A 3D Isovist World Model -- Revealing a City's Unseen Geometry and Its Emergent Cross-City Signature

2026-06-02Robotics

RoboticsMachine Learning
AI summary

The authors created a new way for robots or virtual agents to understand city navigation by focusing on the empty spaces they can move through, rather than just how buildings look. They represent these spaces as a 3D map showing how far the nearest surface is in all directions, called an isovist. Their model predicts what the agent will see next based on past measurements and movements, maintaining important spatial details and consistency across different places. Interestingly, when trained on two cities, their model could distinguish between them based on navigation dynamics alone, without relying on visual appearance. This approach provides a clear and lightweight way for machines to reason about space and movement in urban environments.

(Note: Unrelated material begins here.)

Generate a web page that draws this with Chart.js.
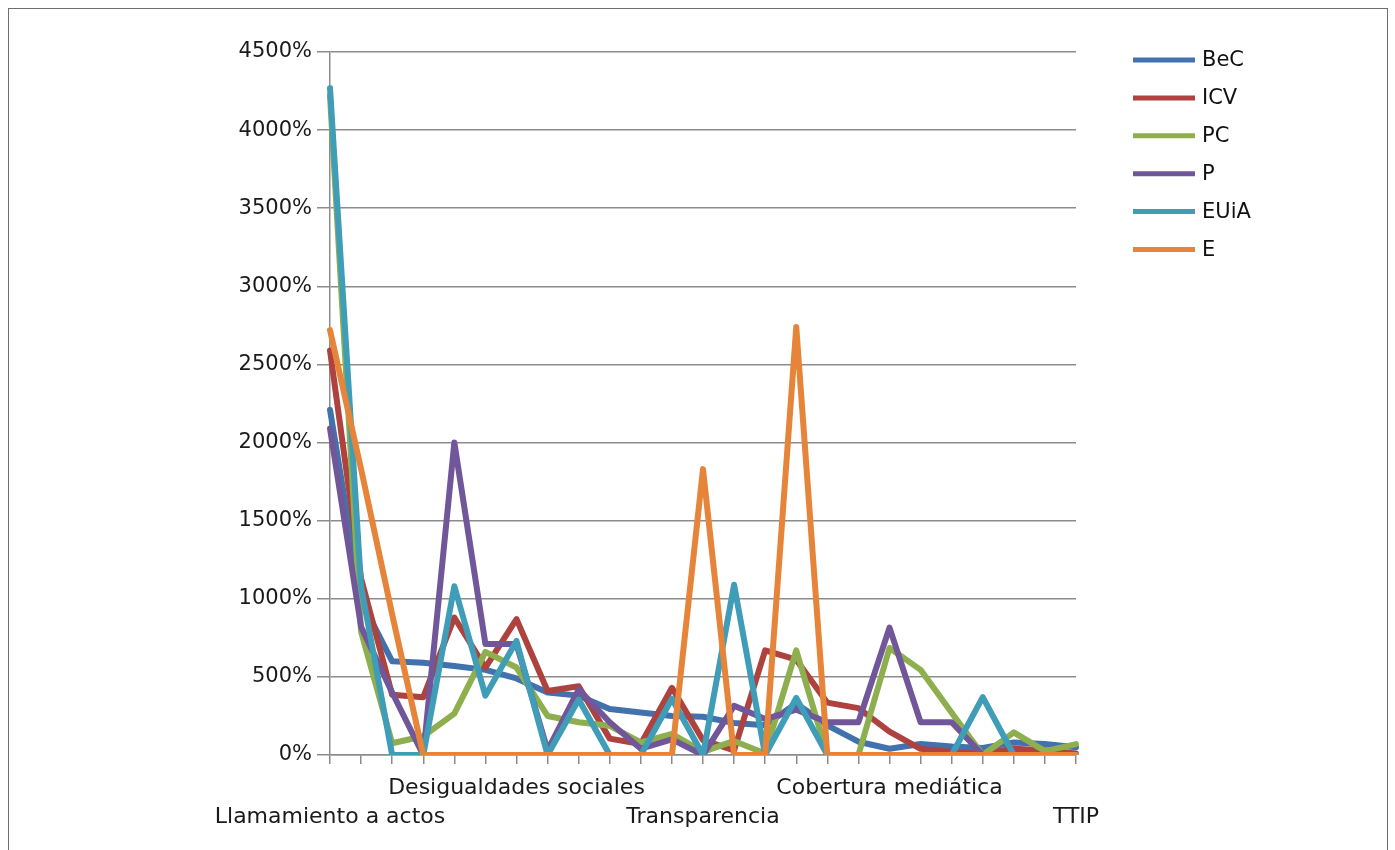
<!DOCTYPE html>
<html>
<head>
<meta charset="utf-8">
<script src="https://cdn.jsdelivr.net/npm/chart.js@4.4.1/dist/chart.umd.min.js"></script>
<style>
  html, body { margin: 0; padding: 0; background: #fff; }
  #wrap { position: relative; width: 1395px; height: 850px; overflow: hidden; }
  #frame { position: absolute; left: 8px; top: 8px; width: 1380px; height: 900px;
           border: 1px solid #6e6e6e; box-sizing: border-box; pointer-events: none; }
  canvas { position: absolute; left: 0; top: 0; }
</style>
</head>
<body>
<div id="wrap">
  <canvas id="c" width="1395" height="850"></canvas>
  <div id="frame"></div>
</div>
<script>
// Topic categories (only some carry a printed name on the axis)
const categories = [
  'Llamamiento a actos', '', '', '', '', '',
  'Desigualdades sociales', '', '', '', '', '',
  'Transparencia', '', '', '', '', '',
  'Cobertura mediática', '', '', '', '', '',
  'TTIP'
];

// Percentages per party
const BeC  = [2210, 990, 600, 590, 570, 545, 490, 400, 380, 295, 272, 250, 245, 205, 190, 330, 190, 85, 40, 70, 55, 45, 80, 70, 50];
const ICV  = [2590, 1130, 385, 370, 880, 560, 870, 410, 440, 105, 70, 430, 95, 30, 670, 610, 335, 300, 150, 40, 20, 10, 40, 30, 10];
const PC   = [4220, 790, 75, 120, 265, 660, 560, 250, 210, 187, 80, 135, 20, 90, 10, 670, 0, 0, 685, 545, 270, 0, 145, 25, 70];
const P    = [2090, 820, 400, 0, 2000, 710, 710, 30, 420, 210, 40, 100, 0, 315, 230, 290, 210, 210, 815, 210, 210, 0, 0, 0, 0];
const EUiA = [4270, 1080, 0, 0, 1080, 380, 730, 0, 355, 0, 0, 360, 0, 1090, 0, 365, 0, 0, 0, 0, 0, 370, 0, 0, 0];
const E    = [2720, 1830, 900, 0, 0, 0, 0, 0, 0, 0, 0, 0, 1830, 0, 0, 2740, 0, 0, 0, 0, 0, 0, 0, 0, 0];

const seriesNames  = ['BeC', 'ICV', 'PC', 'P', 'EUiA', 'E'];
const seriesValues = [BeC, ICV, PC, P, EUiA, E];
const seriesColors = ['#4272ad', '#ad423e', '#8eaf4d', '#71579a', '#3f9db8', '#e6853a'];

// Y axis tick range
const yMin = 0, yMax = 4500, yStep = 500;

const FONT = '"DejaVu Sans", Verdana, sans-serif';

// Legend drawn at the right of the plot
const sideLegend = {
  id: 'sideLegend',
  afterDraw(chart) {
    const ctx = chart.ctx;
    ctx.save();
    chart.data.datasets.forEach((ds, i) => {
      const y = 60 + i * 37.9;
      ctx.strokeStyle = ds.borderColor;
      ctx.lineWidth = 5;
      ctx.lineCap = 'butt';
      ctx.beginPath();
      ctx.moveTo(1133, y);
      ctx.lineTo(1195, y);
      ctx.stroke();
      ctx.fillStyle = '#111';
      ctx.font = '21px ' + FONT;
      ctx.textAlign = 'left';
      ctx.textBaseline = 'middle';
      ctx.fillText(ds.label, 1202, y + 1);
    });
    ctx.restore();
  }
};

const datasets = seriesNames.map((name, i) => ({
  label: name,
  data: seriesValues[i],
  borderColor: seriesColors[i],
  backgroundColor: seriesColors[i],
  borderWidth: 6,
  pointRadius: 0,
  pointHoverRadius: 0,
  tension: 0,
  borderJoinStyle: 'round',
  borderCapStyle: 'round',
  fill: false,
  order: seriesNames.length - i
}));

new Chart(document.getElementById('c'), {
  type: 'line',
  data: { labels: categories, datasets },
  plugins: [sideLegend],
  options: {
    responsive: false,
    animation: false,
    devicePixelRatio: 1,
    layout: { padding: { left: 0, top: 52, right: 319, bottom: 0 } },
    plugins: { legend: { display: false }, tooltip: { enabled: false } },
    scales: {
      x: {
        type: 'category',
        offset: false,
        afterFit(scale) { scale.height = 95; },
        grid: { display: true, drawOnChartArea: false, drawTicks: true, tickLength: 9, color: '#8c8c8c', lineWidth: 1.5 },
        border: { display: true, color: '#8c8c8c', width: 1.5 },
        ticks: {
          autoSkip: false,
          maxRotation: 0,
          minRotation: 0,
          padding: 10,
          color: '#1a1a1a',
          font: { family: FONT, size: 22, lineHeight: 1.32 },
          callback(value, index) {
            const name = this.getLabelForValue(value);
            if (!name) return '';
            return (index % 12 === 6) ? [name, ''] : ['', name];
          }
        }
      },
      y: {
        min: yMin,
        max: yMax,
        afterFit(scale) { scale.width = 330; },
        grid: { color: '#8c8c8c', lineWidth: 1.5, drawTicks: true, tickLength: 13 },
        border: { display: true, color: '#8c8c8c', width: 1.5 },
        ticks: {
          stepSize: yStep,
          padding: 5,
          color: '#1a1a1a',
          font: { family: FONT, size: 21 },
          callback: v => v + '%'
        }
      }
    }
  }
});
</script>
</body>
</html>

Embodied agentsWorld modelsIsovist3D navigationOccupancy gridsSpatial representationDepth residualScheduled samplingLatent spaceUrban navigation
Authors
Xuhui Lin, Stephen Law, Nanjiang Chen, Kunyao Li, Tao Yang
Abstract
Embodied agents that navigate cities rely on world models that predict how their surroundings will change as they move. But for navigation, what matters is not what the buildings look like; it is where the agent can go. Most world models nonetheless predict appearance, learning how a scene looks rather than the space an agent can move through. Those that do target geometry, such as bird's-eye-view occupancy grids, flatten the three-dimensional environment onto a ground plane, discarding the above-ground and multi-level structure that shapes real navigation. What is missing is a predictive target that captures the navigable geometry an agent actually traverses, without photometric entanglement and without collapsing the third dimension. Our key idea is to model the open volume between buildings, the negative space, encoded as a 3D isovist: a spherical visibility-depth map recording the distance to the nearest surface in every direction. We introduce an embodied world model that predicts the next isovist from a short history of past isovists and a movement action. The prediction is formulated as a depth residual so the decoder inherits sharp building edges, trained with self-rollout scheduled sampling to keep corrupted context on the geometry manifold, and equipped with a persistent latent bird's-eye-view spatial map for cross-path consistency. Our central finding is emergent and unexpected: a single city-blind model trained on Manhattan and Paris develops a cross-city spatial signature, with city identity linearly decodable from its temporal latents far above single-frame baselines, so the signature lives in the learned dynamics rather than in appearance. The representation is lightweight, interpretable, and reproducible, offering a geometric substrate for spatial reasoning in embodied AI, robotics, and urban analysis, released with an open dataset and pipeline.